Habits and Personality
Morse is ostensibly the embodiment of white, male, upper-middle-class Englishness, with a set of prejudices and assumptions to match. He may thus be considered a late example of the gentleman detective, a staple of British detective fiction. This background is in sharp juxtaposition to the working class origins of his assistant, Lewis (named after another rival clue-writer, Mrs. B. Lewis); in the novels, Lewis is Welsh, but this was altered to a northern English (Geordie) background in the TV series. He is also middle-aged in the books.
Morse's relationships with authority—the establishment, bastions of power, and the status quo—are markedly ambiguous, as sometimes are his relations with women. Morse is frequently portrayed in the act of patronising women characters, to the extent that some critics have argued that Morse is a misogynist.

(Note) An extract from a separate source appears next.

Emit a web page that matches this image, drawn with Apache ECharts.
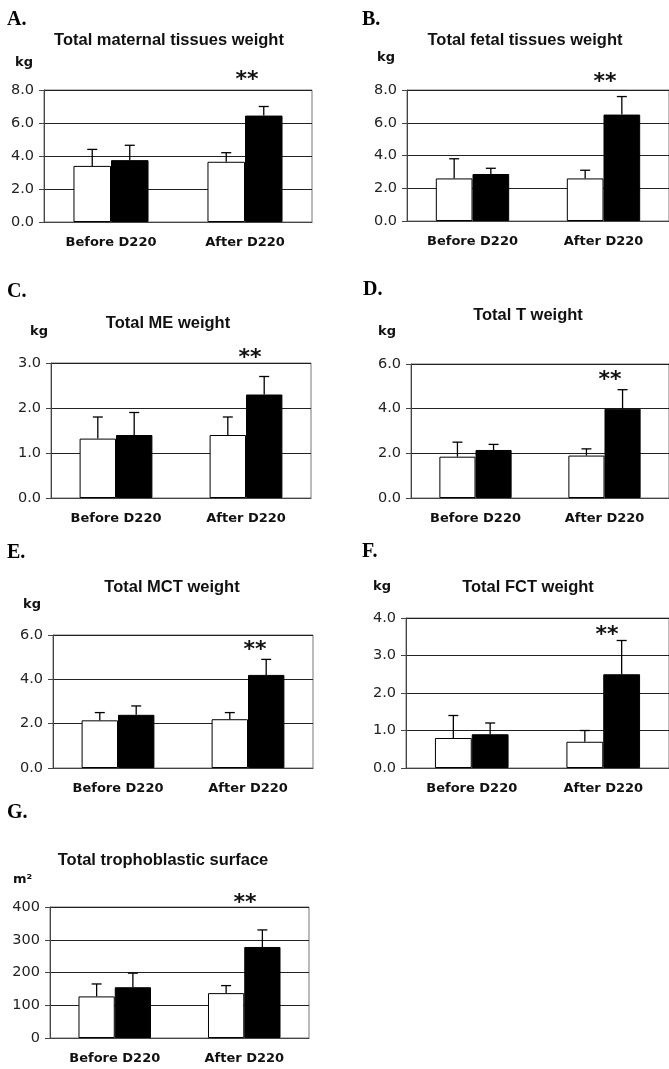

Morse's appearance of being patronising might have been misleading; he habitually showed empathy towards women, once opining that the female sex is not naturally prone to crime, being caring and non-violent. He was also never shy of showing his liking for attractive women, and often had dates with those involved in cases.
Morse is extremely intelligent. He dislikes spelling and grammatical errors, demonstrated by the fact that, in every personal or private document he receives, he manages to point out at least one mistake. He claims his approach to crime-solving is deductive, and one of his key tenets is that "there is a 50 per cent chance that the last person to see the victim alive was the murderer". In reality, it is the pathologists who deduce; Morse uses immense intuition and his fantastic memory to get to the killer.